Around 130 cases of witchcraft or sorcery are found in court records both from the high court at Þingvellir and in fragments of county court records. Of the approximately 170 persons accused around 10% were women, the rest were males, mostly of the lower classes though some sheriffs and clergymen were also accused. None of the latter suffered physical punishments. It must be remembered in this context that the total population of Iceland at the time was only around fifty thousand.

UPDATE: This story from the Telegraph UK just happened to appear today:

A Sicilian palazzo once used as a headquarters for the Spanish Inquisition has been discovered to contain dozens of pieces of graffiti by “witches” condemned to burn at the stake.

The anguished scribblings and drawings were found on the walls during renovation work on the Palazzo Steri in Palermo, reviving what had been a nightmare for the many women held there to await their fate centuries ago.

One of the damned wrote: “Hot and cold I am / as I be consumed by the fever of malaria / my guts do tremble / and mine heart and spirit grow weak.”

6 thoughts on “Witchcraft in the Modern World

  1. Take a look at Tanya Luhrmann’s Persuasions of the Witch’s Craft, about magical practitioners in comtemporary England.

  2. It´s not really possible for a person to gain a degree in anthropology without having read Jeanne Favret-Saada´s Les Mots, La Mort, Les Sorts, is it???

  3. I assume that this is the book translated as “Deadly words: Witchcraft in the bocage”? It seems to be out of print in English. However, it is available as a PDF download from this web site. Looks interesting …

  4. Yup, that’s the one (altho it’s worth reading in the original for those whose French is passable). Unquestionably a classic of both modern ethnography and anthropological theory (not sure if it’s still considered “controversial” in 2005).
    Howe’s bibliography reflects some interesting choices (to put it charitably). Within antrho, Bruce Kapferer’s and Michael Lambek’s stuff should take priority, I would think.
    A course on witchcraft without Favret-Saada is like a course on kinship without L-S!!
    Here’s more:
    http://culturalheritageinternational.org/forums/view.php?site=anthrocommons&bn=anthrocommons_section37&key=1100032942
    (sorry I don’tknow how to put in links)
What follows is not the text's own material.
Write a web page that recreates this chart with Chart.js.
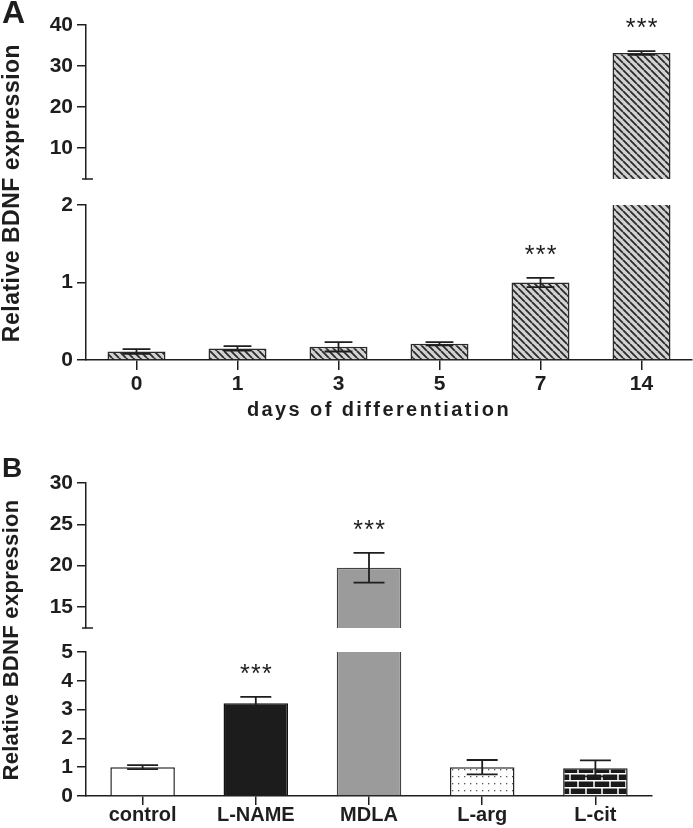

  5. Interesting that mainly males were accused of witchcraft. In Scandinavian Mythology, Frey is the male fertility god, one of the very few “male” fertility gods. I wonder if that has anything to do with males being accused…
    Witchery was recently attributed to rye ergot on a recent PBS show, with the combined data to show correlation between rye harvest, areas of rye farming, and women accused of witchcraft.